[78-L] An American Decca query

soundthink at aol.com soundthink at aol.com
Wed Dec 17 08:46:31 PST 2008


All were loyal to Kapp and gladly went over with him to Decca. Not sure of the contract situation but I doubt that any of them had long-term deals. There were some hillbilly artists that made the transition also, such as Marc Williams.

And don't call me Shirley.

Cary Ginell


-----Original Message-----
From: Julian Vein <julianvein at blueyonder.co.uk>
To: 78-L Mail List <78-l at klickitat.78online.com>
Sent: Wed, 17 Dec 2008 12:50 am
Subject: Re: [78-L] An American Decca query



Steven C. Barr wrote:

> The US Decca label was a project of Jack Kapp, who had been an "a&r
> man" for Brunswick (until when?

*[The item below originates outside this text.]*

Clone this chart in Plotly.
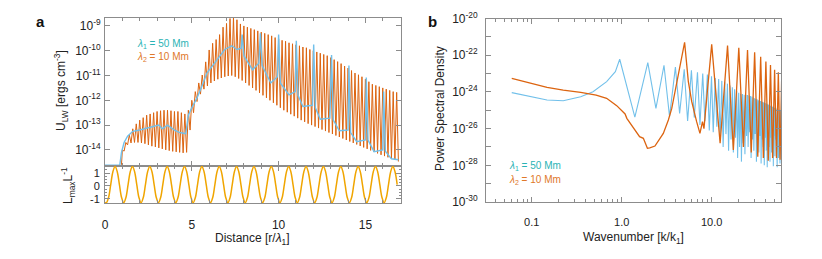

Can't recall?!). Kapp brought a number
> of the Brunswick artists he knew personally (Lombardo, Mills Brothers
> and many others!) to his new operation...their cheaper 35-cent records
> sold quite well, since their price was more suitable to "Great Depression 
> I!"

> ...stevenc 
===============
Surely Kapp just couldn't take artists who were signed to another record 
company over to his fledgling Decca? Were their contracts running out?